The national strategies, concept development and analysis of the future character of war are also driving the command’s fiscal year 2024 science-and-technology integrated priority list. The command is focused on “SOF-unique” and “operationally relevant” next-generation technologies for special communications, electronic warfare systems, tailored lethality, human performance optimization and data-enabled personnel.
SOF will need next-generation technical solutions to continue to operate in hostile, denied or politically sensitive environments. They require resilient, survivable and federated networks that are enabled by timely, actionable and mission-assured dissemination of data. They will also need use of indigenous communications; robust encryption methodologies and devices; low probability of intercept or detection with specific solutions for contested area data management; and multi-purpose wireless devices.
With the emphasis on contested and denied operating environments, the command is also focused on electronic warfare systems to collect and identify threat signatures and to create effects to disable or destroy anti-access/area denial targets to enable freedom of maneuver for U.S. forces, with a particular focus on littoral and maritime domains.
Its personnel are also expected to operate in dispersed small units, requiring enhancements to current precision effects and combat lethality capabilities. This will require data networking enhancements to improve the transport of targeting data; precision-guided munitions; next generation intelligence, surveillance and reconnaissance support technologies to operate effectively in contested and non-permissive environments; and methods to secure access to buildings, facilities and structures, either remotely or with lower risk to personnel.

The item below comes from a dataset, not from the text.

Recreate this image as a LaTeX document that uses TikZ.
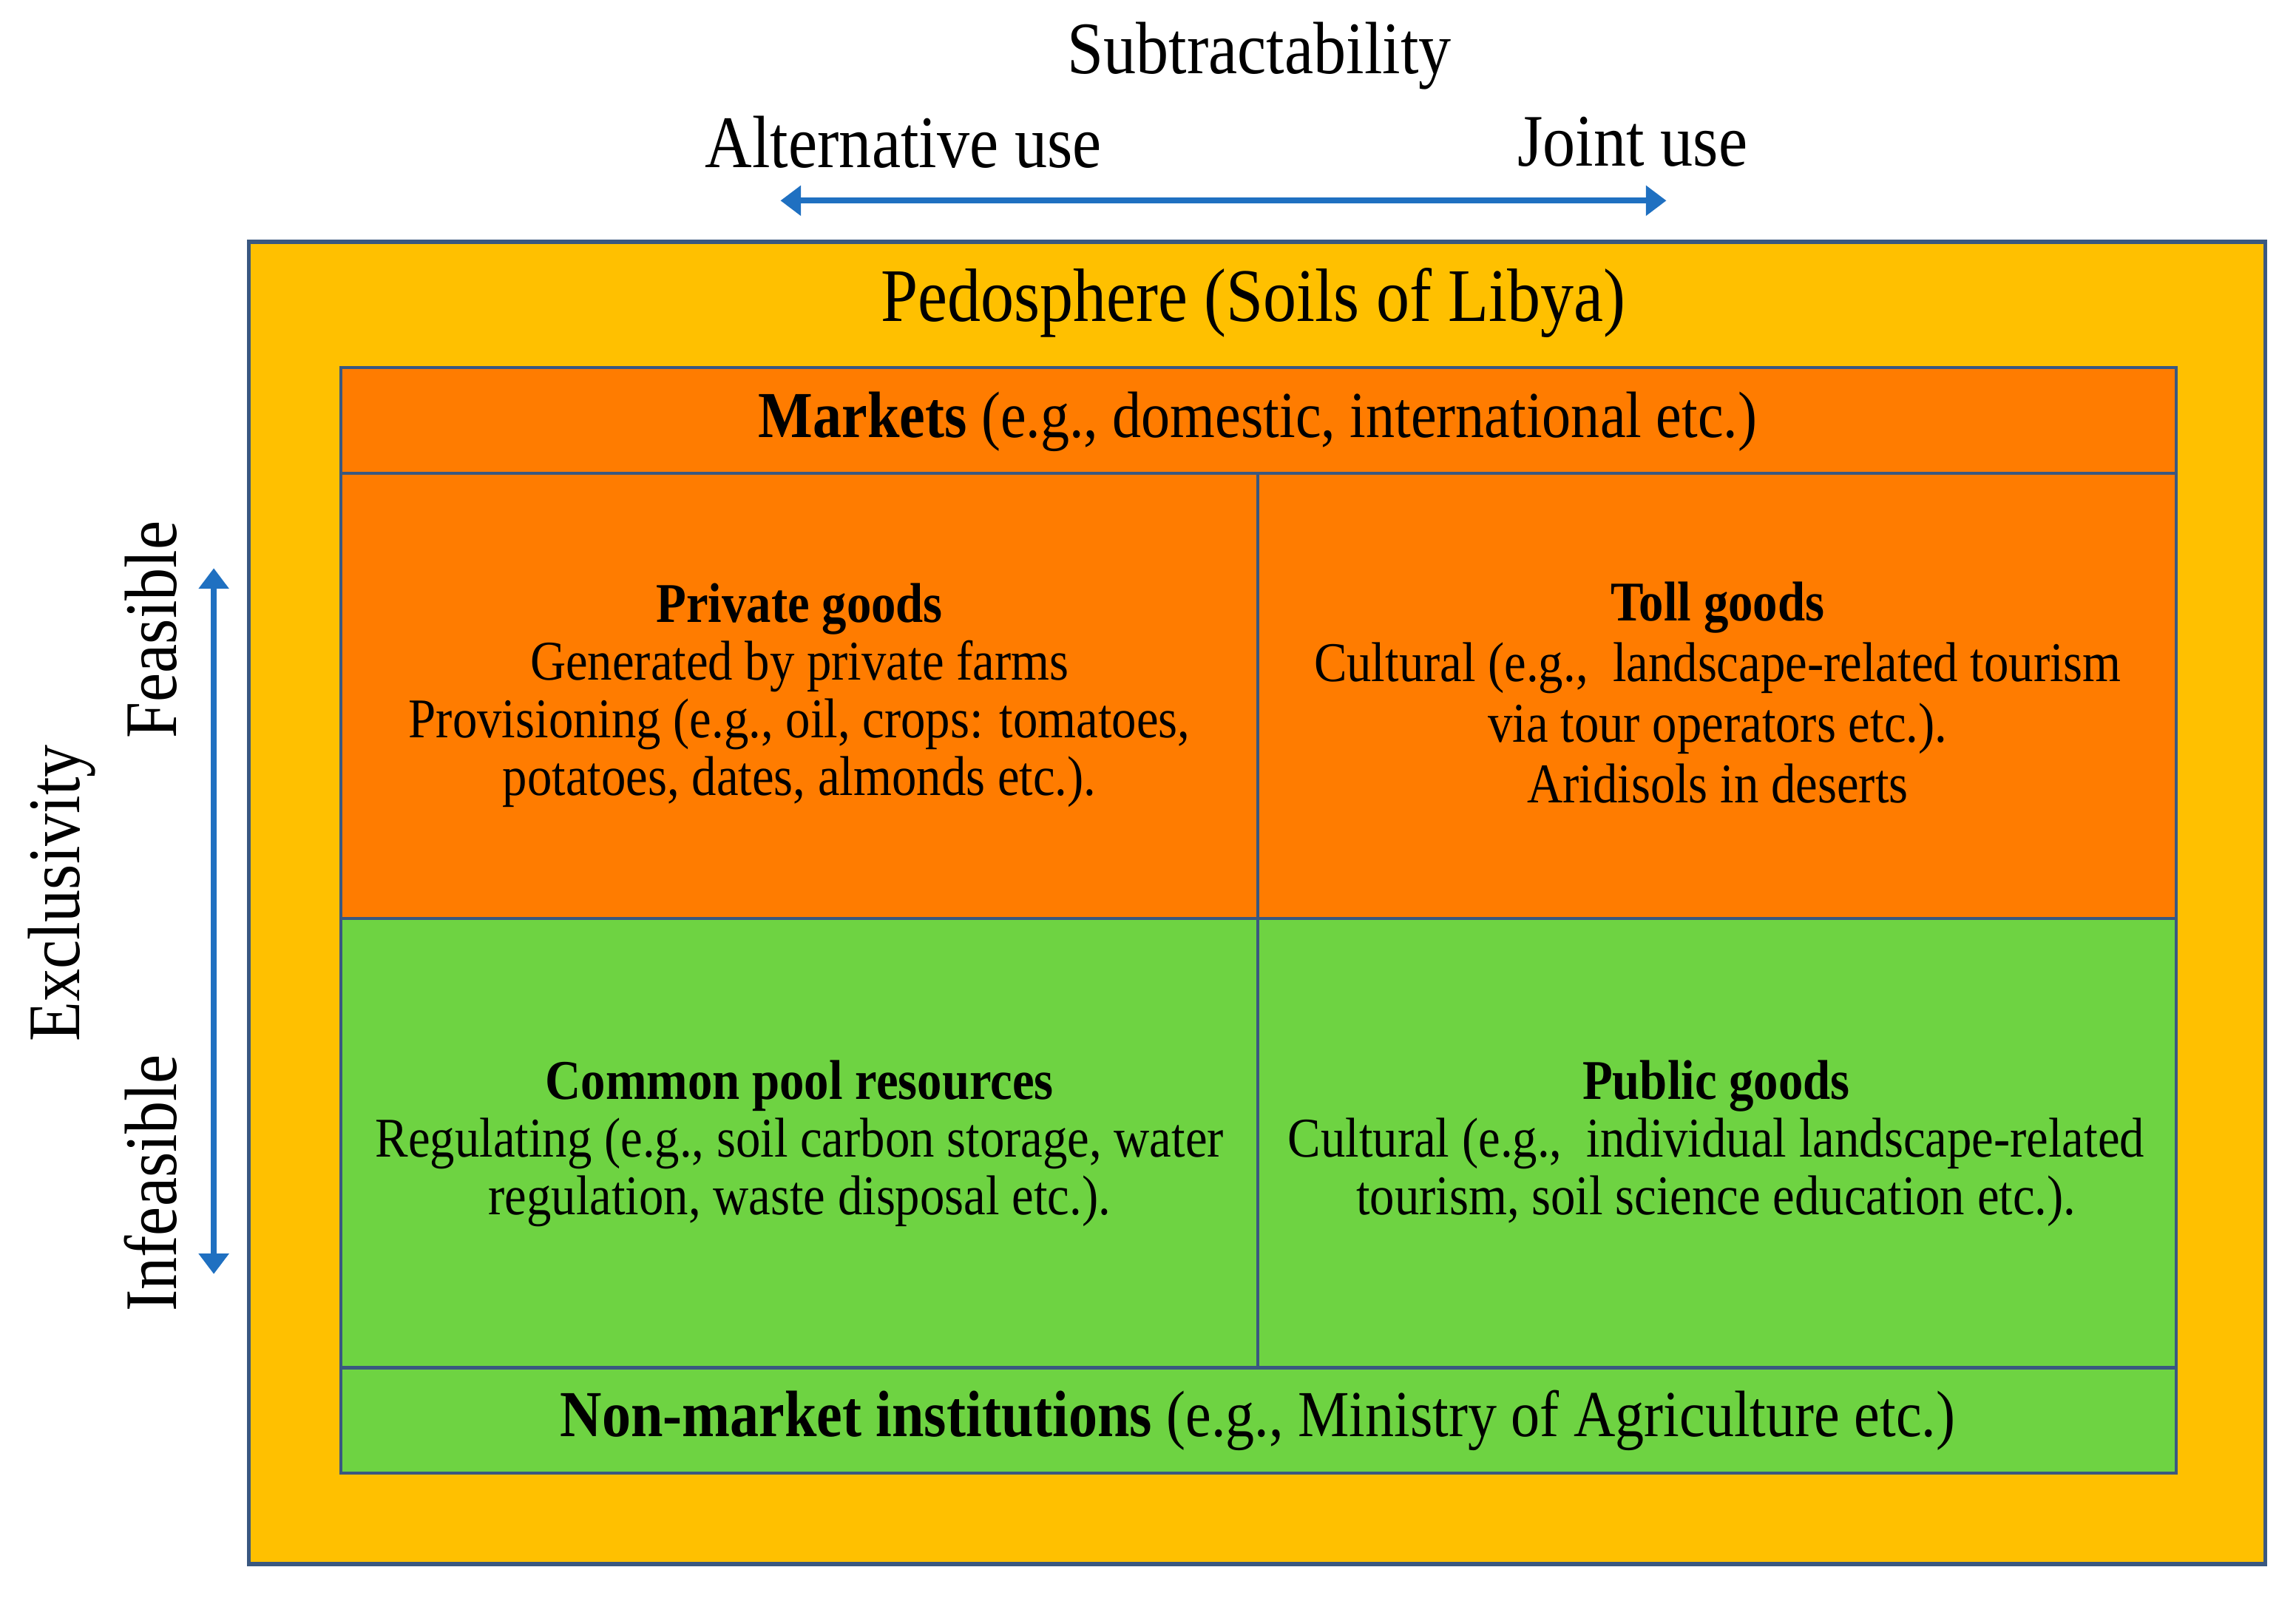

True to the SOF value of taking care of its people, the community is focused on improving and increasing their physical and cognitive abilities, including exploring new approaches to achieve the restorative effects of sleep; providing greater mental acuity; developing minimally invasive, alternative or internally powered diagnostic devices to provide actional information on predictors of injury; and identifying technologies to maximize physical performance, including increased endurance and greater tolerance for extreme temperatures and changes in altitude.
Finally, SOF is focused on artificial intelligence, machine learning and edge computing to enable data accessibility, advanced processing and analysis and dissemination of data in contested and disconnected operating environments. The desired end state is to access and quickly process critical data to enhance flexible autonomy, reduce cognitive loading and support timely and actionable insight to inform tactical decision-making.
Ultimately, SOF will need man-portable edge computing solutions to process data from multiple sources and sensors with minimal hardware footprints and power consumption levels, as well as data fusion techniques to interconnect and enrich disparate data streams and dynamic data management. The technical solutions must prioritize movement of data within hybrid cloud, network-connected and network-disconnected environments.
While SOF comprises less than 3 percent of the Joint Force, it accounted for almost 50 percent of deployed U.S. military personnel in the last fiscal year. This reflects the reality that there is no other element of the Joint Force as purposefully designed, trained and employed to shift the center of gravity in preventing conflict in favor of the United States.
The return of great power competition reminds policymakers and the U.S. public of the roots, the core competencies and the value proposition of the entire SOF community. The demand signal will only increase, and their operating environment will become more complex, which is why these next-generation science-and-technology solutions are so essential.
Jennifer Stewart is NDIA’s executive vice president of strategy and policy.